Director Terrence Malick with Sheen on set of ‘Badlands’ – Malick liked everybody to be on edge, never knowing what his intentions might be
Director Terrence Malick with Sheen on set of ‘Badlands’ – Malick liked everybody to be on edge, never knowing what his intentions might be (Snap/Shutterstock)

By then, Penn had already sent a letter to Roud telling him that he had seen parts of Badlands and thought it was pretty good. Bert Schneider, the producer of Easy Rider, had also tipped off Roud that he should keep an eye out for a debut feature by “one Terrence Malick”. By the time the film screened at the festival, there was already a cultish mystique surrounding Malick – and that mystique has continued to grow since then.

Fifty years on, the enigmatic US auteur is reportedly working on a bible epic called The Last Planet (but previously known as The Way of the Wind), starring Mark Rylance as Satan. As with most Malick projects in recent years, the film is shrouded in mystery. No one knows when/if we will ever see it.

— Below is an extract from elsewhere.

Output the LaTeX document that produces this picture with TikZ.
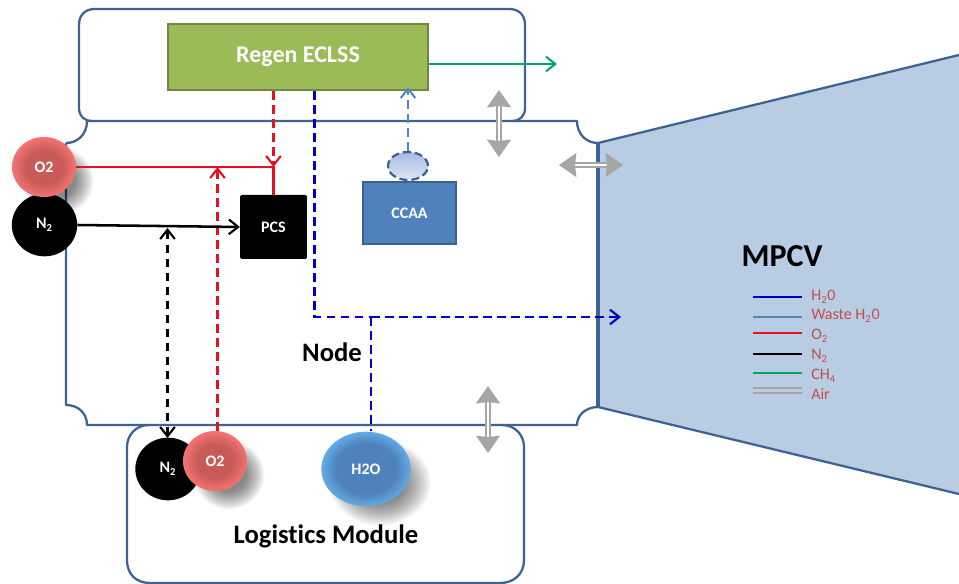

However, the reputation of Badlands continues to grow. Justifiably regarded as one of the most striking debuts in cinema history, it is one of the US cinematic treasures now preserved in the Library of Congress’s National Film Registry. Amid all the reverence shown to the picture, what is still sometimes overlooked is the wry humour that Malick brought to his material. It’s easily his most accessible film, a good-natured yarn about a homicidal psychopath that is told in such a warm and folksy style that you half suspect its director must have had his tongue in his cheek all along.